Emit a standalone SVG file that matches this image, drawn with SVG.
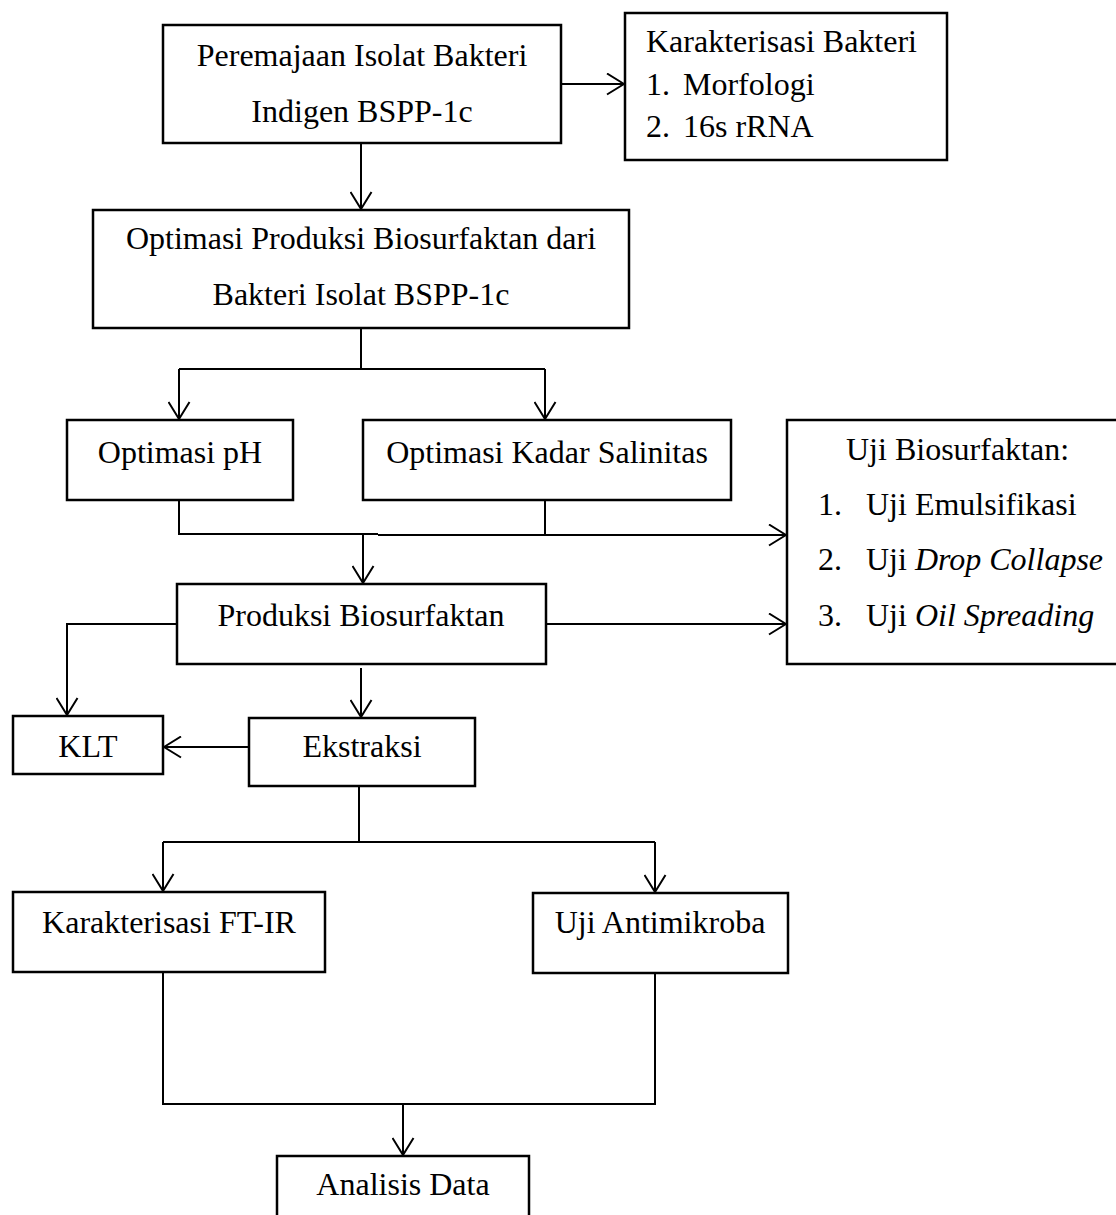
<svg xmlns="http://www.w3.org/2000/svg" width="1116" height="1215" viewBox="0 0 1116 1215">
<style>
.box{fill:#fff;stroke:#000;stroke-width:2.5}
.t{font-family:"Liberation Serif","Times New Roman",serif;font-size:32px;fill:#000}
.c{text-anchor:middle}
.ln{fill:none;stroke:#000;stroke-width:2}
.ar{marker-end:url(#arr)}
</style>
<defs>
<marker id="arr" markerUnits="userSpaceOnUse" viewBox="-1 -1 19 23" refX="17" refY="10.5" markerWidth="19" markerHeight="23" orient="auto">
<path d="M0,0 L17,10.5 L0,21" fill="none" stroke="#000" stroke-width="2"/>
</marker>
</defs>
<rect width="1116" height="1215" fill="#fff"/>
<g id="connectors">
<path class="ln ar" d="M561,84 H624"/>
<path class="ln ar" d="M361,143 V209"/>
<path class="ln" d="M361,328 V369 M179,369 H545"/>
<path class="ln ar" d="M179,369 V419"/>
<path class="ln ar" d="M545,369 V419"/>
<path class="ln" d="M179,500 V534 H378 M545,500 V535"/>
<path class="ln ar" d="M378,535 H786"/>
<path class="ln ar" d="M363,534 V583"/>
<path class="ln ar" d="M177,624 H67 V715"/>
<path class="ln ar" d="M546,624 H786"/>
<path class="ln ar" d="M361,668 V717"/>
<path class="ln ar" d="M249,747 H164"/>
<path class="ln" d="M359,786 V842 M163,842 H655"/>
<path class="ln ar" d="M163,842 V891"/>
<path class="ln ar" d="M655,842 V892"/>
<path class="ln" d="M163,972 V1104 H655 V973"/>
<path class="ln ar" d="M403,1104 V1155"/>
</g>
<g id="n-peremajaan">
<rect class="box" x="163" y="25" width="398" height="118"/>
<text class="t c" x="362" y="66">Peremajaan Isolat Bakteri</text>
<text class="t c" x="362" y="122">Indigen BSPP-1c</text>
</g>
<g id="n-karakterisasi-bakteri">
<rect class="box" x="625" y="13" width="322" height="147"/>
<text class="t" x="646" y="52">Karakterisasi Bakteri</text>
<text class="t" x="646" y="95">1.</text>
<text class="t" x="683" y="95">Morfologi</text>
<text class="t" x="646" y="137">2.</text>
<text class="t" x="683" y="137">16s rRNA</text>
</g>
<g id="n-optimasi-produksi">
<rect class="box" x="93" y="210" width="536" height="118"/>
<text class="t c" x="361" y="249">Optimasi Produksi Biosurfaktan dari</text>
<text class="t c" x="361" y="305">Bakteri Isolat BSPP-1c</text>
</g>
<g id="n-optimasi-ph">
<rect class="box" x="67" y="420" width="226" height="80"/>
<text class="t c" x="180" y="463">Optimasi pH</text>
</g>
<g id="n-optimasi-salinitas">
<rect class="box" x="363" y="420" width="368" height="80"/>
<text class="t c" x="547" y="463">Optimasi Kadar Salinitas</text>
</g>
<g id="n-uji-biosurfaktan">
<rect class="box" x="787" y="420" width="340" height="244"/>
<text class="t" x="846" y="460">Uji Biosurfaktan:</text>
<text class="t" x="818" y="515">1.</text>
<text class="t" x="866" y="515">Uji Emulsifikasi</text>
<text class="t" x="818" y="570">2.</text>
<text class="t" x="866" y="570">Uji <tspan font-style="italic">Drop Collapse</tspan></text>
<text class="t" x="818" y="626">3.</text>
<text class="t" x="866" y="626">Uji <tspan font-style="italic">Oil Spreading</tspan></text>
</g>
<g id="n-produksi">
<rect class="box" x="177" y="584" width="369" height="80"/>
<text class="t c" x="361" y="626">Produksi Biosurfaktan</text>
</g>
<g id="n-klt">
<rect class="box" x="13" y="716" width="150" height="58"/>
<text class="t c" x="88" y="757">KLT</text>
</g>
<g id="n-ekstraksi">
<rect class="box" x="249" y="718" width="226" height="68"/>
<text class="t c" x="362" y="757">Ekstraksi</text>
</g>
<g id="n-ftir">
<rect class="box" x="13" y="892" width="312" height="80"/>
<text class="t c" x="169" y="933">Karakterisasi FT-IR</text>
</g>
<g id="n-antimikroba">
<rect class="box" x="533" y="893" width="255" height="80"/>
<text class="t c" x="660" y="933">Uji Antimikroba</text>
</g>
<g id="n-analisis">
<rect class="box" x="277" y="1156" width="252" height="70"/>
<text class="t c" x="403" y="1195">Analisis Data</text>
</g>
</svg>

········

Except for the pictures, give all the material above again verbatim.

Emit a standalone SVG file that matches this image, drawn with SVG.
<svg xmlns="http://www.w3.org/2000/svg" width="1116" height="1215" viewBox="0 0 1116 1215">
<style>
.box{fill:#fff;stroke:#000;stroke-width:2.5}
.t{font-family:"Liberation Serif","Times New Roman",serif;font-size:32px;fill:#000}
.c{text-anchor:middle}
.ln{fill:none;stroke:#000;stroke-width:2}
.ar{marker-end:url(#arr)}
</style>
<defs>
<marker id="arr" markerUnits="userSpaceOnUse" viewBox="-1 -1 19 23" refX="17" refY="10.5" markerWidth="19" markerHeight="23" orient="auto">
<path d="M0,0 L17,10.5 L0,21" fill="none" stroke="#000" stroke-width="2"/>
</marker>
</defs>
<rect width="1116" height="1215" fill="#fff"/>
<g id="connectors">
<path class="ln ar" d="M561,84 H624"/>
<path class="ln ar" d="M361,143 V209"/>
<path class="ln" d="M361,328 V369 M179,369 H545"/>
<path class="ln ar" d="M179,369 V419"/>
<path class="ln ar" d="M545,369 V419"/>
<path class="ln" d="M179,500 V534 H378 M545,500 V535"/>
<path class="ln ar" d="M378,535 H786"/>
<path class="ln ar" d="M363,534 V583"/>
<path class="ln ar" d="M177,624 H67 V715"/>
<path class="ln ar" d="M546,624 H786"/>
<path class="ln ar" d="M361,668 V717"/>
<path class="ln ar" d="M249,747 H164"/>
<path class="ln" d="M359,786 V842 M163,842 H655"/>
<path class="ln ar" d="M163,842 V891"/>
<path class="ln ar" d="M655,842 V892"/>
<path class="ln" d="M163,972 V1104 H655 V973"/>
<path class="ln ar" d="M403,1104 V1155"/>
</g>
<g id="n-peremajaan">
<rect class="box" x="163" y="25" width="398" height="118"/>
<text class="t c" x="362" y="66">Peremajaan Isolat Bakteri</text>
<text class="t c" x="362" y="122">Indigen BSPP-1c</text>
</g>
<g id="n-karakterisasi-bakteri">
<rect class="box" x="625" y="13" width="322" height="147"/>
<text class="t" x="646" y="52">Karakterisasi Bakteri</text>
<text class="t" x="646" y="95">1.</text>
<text class="t" x="683" y="95">Morfologi</text>
<text class="t" x="646" y="137">2.</text>
<text class="t" x="683" y="137">16s rRNA</text>
</g>
<g id="n-optimasi-produksi">
<rect class="box" x="93" y="210" width="536" height="118"/>
<text class="t c" x="361" y="249">Optimasi Produksi Biosurfaktan dari</text>
<text class="t c" x="361" y="305">Bakteri Isolat BSPP-1c</text>
</g>
<g id="n-optimasi-ph">
<rect class="box" x="67" y="420" width="226" height="80"/>
<text class="t c" x="180" y="463">Optimasi pH</text>
</g>
<g id="n-optimasi-salinitas">
<rect class="box" x="363" y="420" width="368" height="80"/>
<text class="t c" x="547" y="463">Optimasi Kadar Salinitas</text>
</g>
<g id="n-uji-biosurfaktan">
<rect class="box" x="787" y="420" width="340" height="244"/>
<text class="t" x="846" y="460">Uji Biosurfaktan:</text>
<text class="t" x="818" y="515">1.</text>
<text class="t" x="866" y="515">Uji Emulsifikasi</text>
<text class="t" x="818" y="570">2.</text>
<text class="t" x="866" y="570">Uji <tspan font-style="italic">Drop Collapse</tspan></text>
<text class="t" x="818" y="626">3.</text>
<text class="t" x="866" y="626">Uji <tspan font-style="italic">Oil Spreading</tspan></text>
</g>
<g id="n-produksi">
<rect class="box" x="177" y="584" width="369" height="80"/>
<text class="t c" x="361" y="626">Produksi Biosurfaktan</text>
</g>
<g id="n-klt">
<rect class="box" x="13" y="716" width="150" height="58"/>
<text class="t c" x="88" y="757">KLT</text>
</g>
<g id="n-ekstraksi">
<rect class="box" x="249" y="718" width="226" height="68"/>
<text class="t c" x="362" y="757">Ekstraksi</text>
</g>
<g id="n-ftir">
<rect class="box" x="13" y="892" width="312" height="80"/>
<text class="t c" x="169" y="933">Karakterisasi FT-IR</text>
</g>
<g id="n-antimikroba">
<rect class="box" x="533" y="893" width="255" height="80"/>
<text class="t c" x="660" y="933">Uji Antimikroba</text>
</g>
<g id="n-analisis">
<rect class="box" x="277" y="1156" width="252" height="70"/>
<text class="t c" x="403" y="1195">Analisis Data</text>
</g>
</svg>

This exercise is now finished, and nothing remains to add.